Supplied data:
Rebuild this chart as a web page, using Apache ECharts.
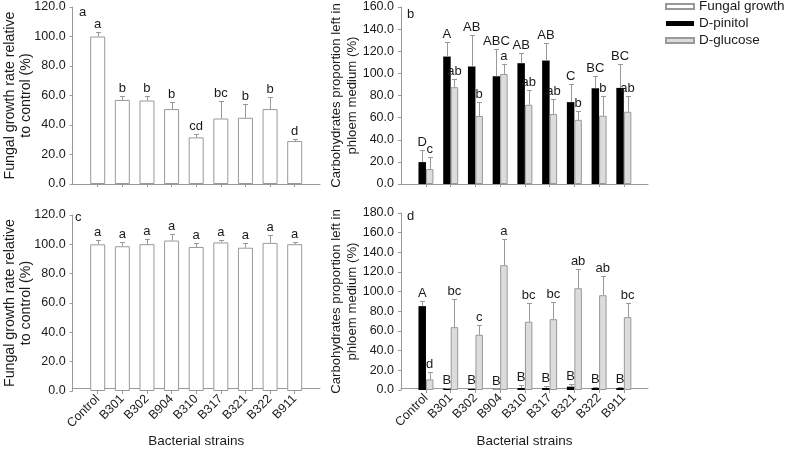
<!DOCTYPE html>
<html><head><meta charset="utf-8">
<script src="https://cdn.jsdelivr.net/npm/echarts@6/dist/echarts.min.js"></script>
<style>html,body{margin:0;padding:0;background:#fff}#c{width:787px;height:449px}</style>
</head><body><div id="c"></div>
<script>
const categories = ['Control','B301','B302','B904','B310','B317','B321','B322','B911'];
// panel a
const growthA = [100, 57, 56.6, 50.8, 31.6, 44.4, 44.9, 50.8, 29.1];
const growthAErr = [3, 3, 3.4, 5, 2.3, 11.7, 9, 8.3, 1.4];
const growthALetters = ['a','b','b','b','cd','bc','b','b','d'];
// panel b
const pinitolB = [19.8, 115.2, 106.2, 97.4, 109.2, 111.6, 74, 86.6, 86.9];
const pinitolBErr = [10.6, 13, 28.5, 25, 9, 15.6, 16, 10.8, 21.7];
const pinitolBLetters = ['D','A','AB','ABC','AB','AB','C','BC','BC'];
const glucoseB = [13.5, 87.5, 61.4, 99.5, 71.6, 63.2, 58, 61.7, 65.3];
const glucoseBErr = [11.2, 7.8, 12.6, 9, 13.2, 13.5, 7.9, 18.3, 14.7];
const glucoseBLetters = ['c','ab','b','a','ab','ab','b','b','ab'];
// panel c
const growthC = [100, 98.7, 100.1, 102.6, 98.2, 101.3, 97.7, 101.0, 100.1];
const growthCErr = [3, 2.8, 3.2, 4.3, 2.9, 1.9, 2.9, 5.7, 1.8];
const growthCLetters = ['a','a','a','a','a','a','a','a','a'];
// panel d
const pinitolD = [85.3, 1.5, 1, 0.5, 2, 2, 3.4, 2, 2];
const pinitolDErr = [5, 1, 1, 1, 3, 2, 2.3, 1.5, 1.5];
const pinitolDLetters = ['A','B','B','B','B','B','B','B','B'];
const glucoseD = [10.8, 63.9, 56.2, 126.9, 69.4, 72, 103.5, 96.4, 74.1];
const glucoseDErr = [7, 28.4, 9.5, 26.7, 18.9, 17.6, 20, 19.3, 14.5];
const glucoseDLetters = ['d','bc','c','a','bc','bc','ab','ab','bc'];

const FONT = 'Liberation Sans, Arial, sans-serif';
const TXT = '#1a1a1a';
const AX = '#999';

function errSeries(name, xi, vals, errs, letters, offset) {
  return {
    type: 'custom', name: name, xAxisIndex: xi, yAxisIndex: xi, z: 5,
    data: vals.map((v, i) => [i, v, errs[i]]),
    renderItem: function (params, api) {
      const i = api.value(0), v = api.value(1), e = api.value(2);
      const b = api.coord([i, v]);
      const t = api.coord([i, v + e]);
      const x = Math.round(b[0] + offset) + 0.5;
      const ty = Math.round(t[1]) + 0.5;
      return { type: 'group', children: [
        { type: 'line', shape: { x1: x, y1: b[1], x2: x, y2: ty }, style: { stroke: AX, lineWidth: 1 } },
        { type: 'line', shape: { x1: x - 2.5, y1: ty, x2: x + 2.5, y2: ty }, style: { stroke: AX, lineWidth: 1 } },
        { type: 'text', x: b[0] + offset, y: ty - 2, style: { text: letters[i], align: 'center', verticalAlign: 'bottom', fontFamily: FONT, fontSize: 13, fill: TXT } }
      ]};
    }
  };
}

const grids = [
  { left: 85.4, width: 221.6, top: 7, height: 177 },
  { left: 72.6, width: 247.4, top: 7, height: 177 },
  { left: 413.6, width: 222.6, top: 7, height: 177 },
  { left: 401, width: 247, top: 7, height: 177 },
  { left: 85.4, width: 221.6, top: 215, height: 176 },
  { left: 72.6, width: 247.4, top: 215, height: 176 },
  { left: 413.6, width: 222.6, top: 213, height: 177 },
  { left: 401, width: 247, top: 213, height: 177 }
];

function catAxis(gi, showLabels) {
  return {
    type: 'category', gridIndex: gi, data: categories, boundaryGap: true,
    axisLine: { show: false },
    axisTick: { show: true, alignWithLabel: true, length: 3, lineStyle: { color: AX } },
    axisLabel: { show: showLabels, rotate: 45, interval: 0, margin: 6, fontFamily: FONT, fontSize: 12.5, color: TXT },
    splitLine: { show: false }
  };
}
function lineAxis(gi, showName) {
  return {
    type: 'category', gridIndex: gi, data: [''],
    axisLine: { show: true, lineStyle: { color: AX, width: 1 } },
    axisTick: { show: false }, axisLabel: { show: false }, splitLine: { show: false },
    name: showName ? 'Bacterial strains' : '', nameLocation: 'middle', nameGap: 46, nameMoveOverlap: false,
    nameTextStyle: { fontFamily: FONT, fontSize: 13.5, color: TXT }
  };
}
function valAxis(gi, max, offset, name, gap, nameSize) {
  return {
    type: 'value', gridIndex: gi, min: 0, max: max, interval: 20, offset: offset,
    axisLine: { show: true, lineStyle: { color: AX, width: 1 } },
    axisTick: { show: true, length: 3, lineStyle: { color: AX } },
    axisLabel: { margin: 7, fontFamily: FONT, fontSize: 12.5, color: TXT, formatter: v => v.toFixed(1) },
    splitLine: { show: false },
    name: name, nameLocation: 'middle', nameGap: gap, nameMoveOverlap: false,
    nameTextStyle: { fontFamily: FONT, fontSize: nameSize, color: TXT, lineHeight: 15.5, align: 'center' }
  };
}
function hidY(gi) { return { type: 'value', gridIndex: gi, min: 0, max: 1, show: false }; }

const nameA = 'Fungal growth rate relative\nto control (%)';
const nameB = 'Carbohydrates proportion left in\nphloem medium (%)';

const xAxes = [catAxis(0, false), lineAxis(1, false), catAxis(2, false), lineAxis(3, false),
               catAxis(4, true), lineAxis(5, true), catAxis(6, true), lineAxis(7, true)];
const yAxes = [valAxis(0, 120, 12.8, nameA, 39, 14.2), hidY(1), valAxis(2, 160, 12.6, nameB, 41, 13.2), hidY(3),
               valAxis(4, 120, 12.8, nameA, 39, 14.2), hidY(5), valAxis(6, 180, 12.6, nameB, 41, 13.2), hidY(7)];

const whiteStyle = { color: '#ffffff', borderColor: '#999', borderWidth: 1 };
const blackStyle = { color: '#000000', borderColor: '#000', borderWidth: 0 };
const grayStyle = { color: '#dcdcdc', borderColor: '#999', borderWidth: 1 };

const series = [
  { type: 'bar', name: 'Fungal growth', xAxisIndex: 0, yAxisIndex: 0, data: growthA, barWidth: 15, itemStyle: whiteStyle },
  errSeries('errA', 0, growthA, growthAErr, growthALetters, 0),
  { type: 'bar', name: 'D-pinitol', xAxisIndex: 2, yAxisIndex: 2, data: pinitolB, barWidth: 7.5, barGap: '0%', itemStyle: blackStyle },
  { type: 'bar', name: 'D-glucose', xAxisIndex: 2, yAxisIndex: 2, data: glucoseB, barWidth: 7.5, barGap: '0%', itemStyle: grayStyle },
  errSeries('errB1', 2, pinitolB, pinitolBErr, pinitolBLetters, -3.75),
  errSeries('errB2', 2, glucoseB, glucoseBErr, glucoseBLetters, 3.75),
  { type: 'bar', name: 'Fungal growth', xAxisIndex: 4, yAxisIndex: 4, data: growthC, barWidth: 15, itemStyle: whiteStyle },
  errSeries('errC', 4, growthC, growthCErr, growthCLetters, 0),
  { type: 'bar', name: 'D-pinitol', xAxisIndex: 6, yAxisIndex: 6, data: pinitolD, barWidth: 7.5, barGap: '0%', itemStyle: blackStyle },
  { type: 'bar', name: 'D-glucose', xAxisIndex: 6, yAxisIndex: 6, data: glucoseD, barWidth: 7.5, barGap: '0%', itemStyle: grayStyle },
  errSeries('errD1', 6, pinitolD, pinitolDErr, pinitolDLetters, -3.75),
  errSeries('errD2', 6, glucoseD, glucoseDErr, glucoseDLetters, 3.75)
];

const chart = echarts.init(document.getElementById('c'), null, { renderer: 'canvas' });
chart.setOption({
  animation: false,
  backgroundColor: '#fff',
  grid: grids,
  xAxis: xAxes,
  yAxis: yAxes,
  legend: {
    data: ['Fungal growth', 'D-pinitol', 'D-glucose'],
    orient: 'vertical', left: 665, top: -1, padding: 0, icon: 'rect', itemWidth: 28, itemHeight: 5, itemGap: 2,
    textStyle: { fontFamily: FONT, fontSize: 13.5, color: TXT, lineHeight: 15 }
  },
  graphic: [
    { type: 'text', left: 79, top: 6, style: { text: 'a', fontFamily: FONT, fontSize: 13, fill: TXT } },
    { type: 'text', left: 407, top: 8, style: { text: 'b', fontFamily: FONT, fontSize: 13, fill: TXT } },
    { type: 'text', left: 75, top: 211, style: { text: 'c', fontFamily: FONT, fontSize: 13, fill: TXT } },
    { type: 'text', left: 407, top: 210, style: { text: 'd', fontFamily: FONT, fontSize: 13, fill: TXT } }
  ],
  series: series
});
</script></body></html>
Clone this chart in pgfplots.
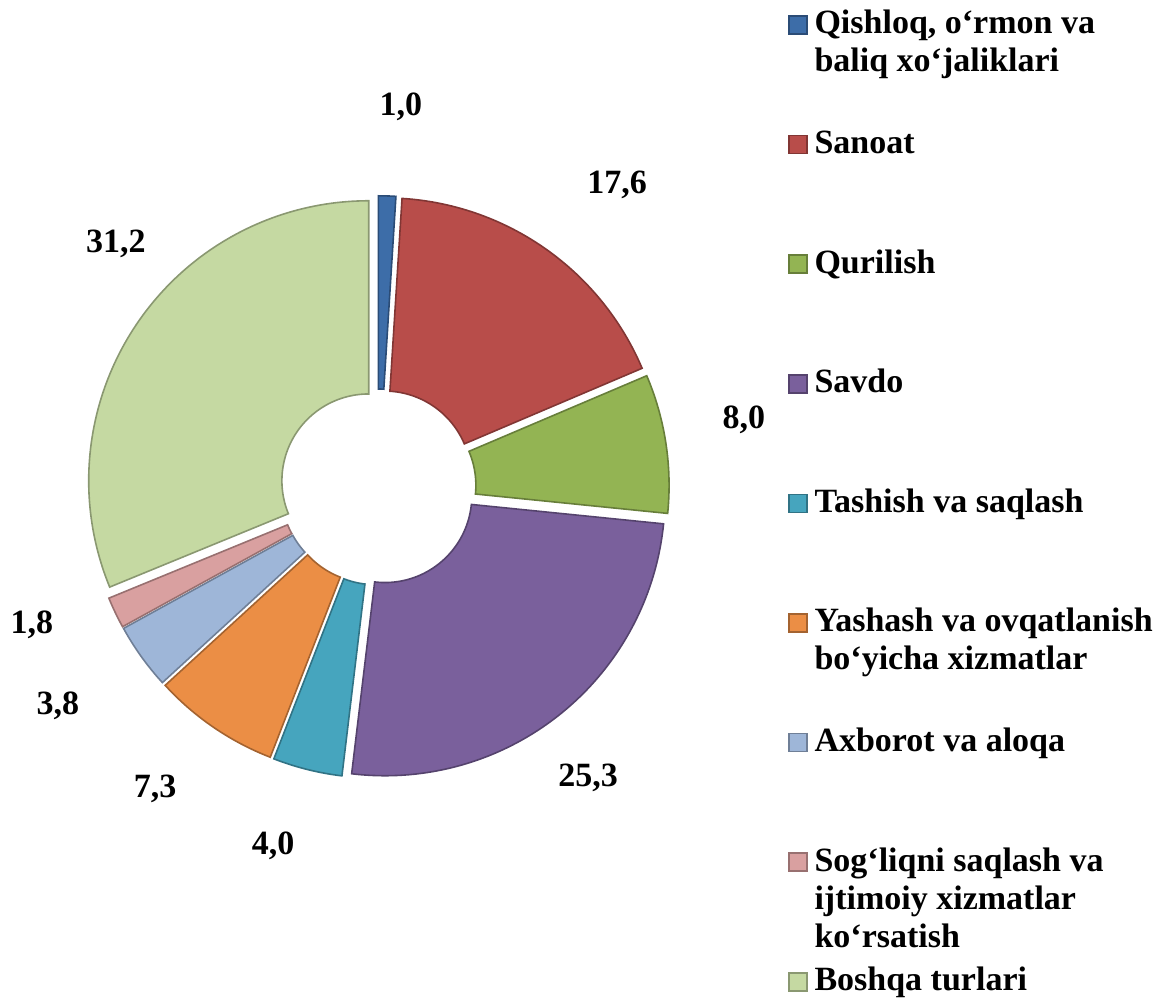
\documentclass[border=0pt]{standalone}
\usepackage{pgfplots}
\pgfplotsset{compat=1.18}
\usepackage{pgfplotstable}
\usepackage{fontspec}
\setmainfont{Liberation Serif}
\definecolor{col0}{HTML}{3D6DA8}
\definecolor{col1}{HTML}{B84D4A}
\definecolor{col2}{HTML}{93B453}
\definecolor{col3}{HTML}{7A609C}
\definecolor{col4}{HTML}{46A5BE}
\definecolor{col5}{HTML}{EB8E45}
\definecolor{col6}{HTML}{9EB6D8}
\definecolor{col7}{HTML}{D9A0A0}
\definecolor{col8}{HTML}{C5D9A2}
\newcommand\lf{\fontsize{17}{19}\selectfont\bfseries}
\newcommand\ent[1]{\begin{tabular}[t]{@{}l@{}}#1\end{tabular}}
\pgfplotstableread{
v lx ly
1.0 0.082 1.357
17.6 0.854 1.079
8.0 1.307 0.239
25.3 0.750 -1.039
4.0 -0.375 -1.282
7.3 -0.796 -1.079
3.8 -1.143 -0.782
1.8 -1.236 -0.493
31.2 -0.936 0.868
}\donut
\def\Ro{1}\def\Ri{0.31}\def\Ex{0.04}
\begin{document}
\begin{tikzpicture}
\xdef\cum{0}
\foreach \i in {0,...,8}{%
  \pgfplotstablegetelem{\i}{v}\of\donut
  \pgfmathsetmacro\va{90-3.6*\cum}%
  \pgfmathsetmacro\vc{\cum+\pgfplotsretval}%
  \pgfmathsetmacro\vb{90-3.6*\vc}%
  \expandafter\xdef\csname sa\i\endcsname{\va}%
  \expandafter\xdef\csname sb\i\endcsname{\vb}%
  \xdef\cum{\vc}%
}
\begin{axis}[
  x=140pt, y=140pt,
  xmin=-1.35, xmax=2.8357, ymin=-1.8286, ymax=1.7393,
  axis lines=box, axis line style={draw=none}, xtick=\empty, ytick=\empty,
  clip=false,
  legend image code/.code={\filldraw[#1] (0pt,0pt) rectangle (9pt,9pt);},
  legend style={at={(axis cs:1.464,1.718)}, anchor=north west, draw=none, fill=none,
    inner sep=0pt, outer sep=0pt, row sep=43.8pt, column sep=3.5pt,
    cells={anchor=base west},
    nodes={inner sep=0pt, text height=14pt, text depth=2pt, font=\lf}},
]
\pgfplotsinvokeforeach{0,...,8}{%
 \edef\A{\csname sa#1\endcsname}\edef\B{\csname sb#1\endcsname}%
 \pgfmathsetmacro\M{((\A)+(\B))/2}%
 \edef\tmp{\noexpand\addplot[fill=col#1, draw=col#1!70!black, line width=0.8pt, domain=0:201, samples=202, variable=\noexpand\t, mark=none]
   ({\Ex*cos(\M)+(\noexpand\t<100.5 ? \Ro*cos((\A)+((\B)-(\A))*\noexpand\t/100) : \Ri*cos((\B)-((\B)-(\A))*(\noexpand\t-101)/100))},
    {\Ex*sin(\M)+(\noexpand\t<100.5 ? \Ro*sin((\A)+((\B)-(\A))*\noexpand\t/100) : \Ri*sin((\B)-((\B)-(\A))*(\noexpand\t-101)/100))}) -- cycle;}%
 \tmp
}
\addplot[draw=none, mark=none, point meta=explicit,
  nodes near coords={\lf\pgfmathprintnumber[fixed, fixed zerofill, precision=1, use comma, assume math mode=true]{\pgfplotspointmeta}},
  every node near coord/.append style={font=\lf, anchor=center, text=black}]
  table[x=lx, y=ly, meta=v]{\donut};
\legend{{\ent{Qishloq, o‘rmon va\\baliq xo‘jaliklari}},
  {\ent{Sanoat}},
  {\ent{Qurilish}},
  {\ent{Savdo}},
  {\ent{Tashish va saqlash}},
  {\ent{Yashash va ovqatlanish\\bo‘yicha xizmatlar}},
  {\ent{Axborot va aloqa}},
  {\ent{Sog‘liqni saqlash va\\ijtimoiy xizmatlar\\ko‘rsatish}},
  {\ent{Boshqa turlari}}}
\end{axis}
\end{tikzpicture}
\end{document}
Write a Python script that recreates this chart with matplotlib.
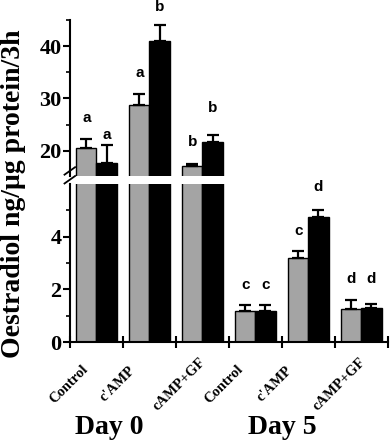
import matplotlib
matplotlib.use('Agg')
import matplotlib.pyplot as plt
import matplotlib.transforms as mtransforms
import numpy as np

# data
groups = ['Control', "c'AMP", 'cAMP+GF', 'Control', "c'AMP", 'cAMP+GF']
grey_vals = [20.6, 28.8, 17.2, 1.16, 3.20, 1.26]
grey_err = [1.7, 2.0, 0.3, 0.26, 0.27, 0.34]
black_vals = [17.7, 40.9, 21.6, 1.17, 4.73, 1.30]
black_err = [3.4, 3.1, 1.4, 0.22, 0.28, 0.13]
grey_letters = ['a', 'a', 'b', 'c', 'c', 'd']
black_letters = ['a', 'b', 'b', 'c', 'd', 'd']
grey_letter_y = [26.3, 34.9, 21.7, 2.15, 4.23, 2.41]
black_letter_y = [23.0, 47.4, 28.2, 2.15, 5.9, 2.41]
day_labels = ['Day 0', 'Day 5']

serif = 'Liberation Serif'
sans = 'Liberation Sans'

fig = plt.figure(figsize=(3.91, 4.40), dpi=100)
ax_top = fig.add_axes([0.179, 0.600, 0.813, 0.355])
ax_bot = fig.add_axes([0.179, 0.2227, 0.813, 0.359])

x = np.arange(len(groups))
w = 0.38
for ax in (ax_top, ax_bot):
    ax.bar(x - w / 2, grey_vals, w, color='#a4a4a4', edgecolor='black', linewidth=1.0, zorder=2)
    ax.bar(x + w / 2, black_vals, w, color='black', edgecolor='black', linewidth=1.0, zorder=2)
    ax.errorbar(x - w / 2, grey_vals, yerr=[np.zeros(6), grey_err], fmt='none',
                ecolor='black', elinewidth=1.6, capsize=4.3, capthick=1.6, zorder=3)
    ax.errorbar(x + w / 2, black_vals, yerr=[np.zeros(6), black_err], fmt='none',
                ecolor='black', elinewidth=1.6, capsize=4.3, capthick=1.6, zorder=3)
    ax.set_xlim(-0.5, 5.5)
    for s in ('top', 'right'):
        ax.spines[s].set_visible(False)
    ax.spines['left'].set_linewidth(1.5)

ax_top.set_ylim(15.2, 45)
ax_top.spines['bottom'].set_visible(False)
ax_top.set_xticks([])
ax_top.set_yticks([20, 30, 40])
ax_top.set_yticks([25, 35, 45], minor=True)

ax_bot.set_ylim(0, 6)
ax_bot.set_yticks([0, 2, 4])
ax_bot.set_yticks([1, 3, 5], minor=True)
ax_bot.spines['bottom'].set_linewidth(1.5)
ax_bot.set_xticks(np.arange(-0.5, 6, 1.0))
ax_bot.set_xticklabels([])
ax_bot.tick_params(axis='x', direction='inout', length=8, width=1.5)

for ax in (ax_top, ax_bot):
    ax.tick_params(axis='y', which='major', direction='out', length=5, width=1.5, pad=1)
    ax.tick_params(axis='y', which='minor', direction='out', length=3, width=1.2)
    for lab in ax.get_yticklabels():
        lab.set_fontfamily(serif)
        lab.set_fontweight('bold')
        lab.set_fontsize(16)

# significance letters
for i in range(len(groups)):
    ax = ax_top if i < 3 else ax_bot
    ax.text(x[i] - w / 2, grey_letter_y[i], grey_letters[i], ha='center', va='center',
            fontfamily=sans, fontweight='bold', fontsize=11, clip_on=False)
    ax.text(x[i] + w / 2, black_letter_y[i], black_letters[i], ha='center', va='center',
            fontfamily=sans, fontweight='bold', fontsize=11, clip_on=False)

# rotated category labels (centred under the axis, slightly left of each group)
label_x = [-0.52, 0.40, 1.57, 2.40, 3.36, 4.58]
trans = mtransforms.blended_transform_factory(ax_bot.transData, ax_bot.transAxes)
for lx, g in zip(label_x, groups):
    ax_bot.text(lx, -0.266, g, transform=trans, rotation=45, rotation_mode='anchor',
                ha='center', va='center', fontfamily=serif, fontweight='bold', fontsize=10.5)

day_x = [0.25, 3.5]
for dx, d in zip(day_x, day_labels):
    ax_bot.text(dx, -0.54, d, transform=trans, ha='center', va='center',
                fontfamily=serif, fontweight='bold', fontsize=20)

fig.text(0.035, 0.559, 'Oestradiol ng/\u03bcg protein/3h', rotation=90, ha='center', va='center',
         fontfamily=serif, fontweight='bold', fontsize=20)

# break marks on the y axis
for dy in (0.0, 0.02):
    fig.add_artist(plt.Line2D([0.165, 0.192], [0.583 + dy, 0.600 + dy], color='black',
                              linewidth=1.3, transform=fig.transFigure))

fig.savefig('out.png', dpi=100)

Problem to solve: Begin with the line that contains "Write a Python", end with the line that contains "import numpy as np", and set down every line in that range exactly as it stands, minus the pictures.

Exercise response:
Write a Python script that recreates this chart with matplotlib.
import matplotlib
matplotlib.use('Agg')
import matplotlib.pyplot as plt
import matplotlib.transforms as mtransforms
import numpy as np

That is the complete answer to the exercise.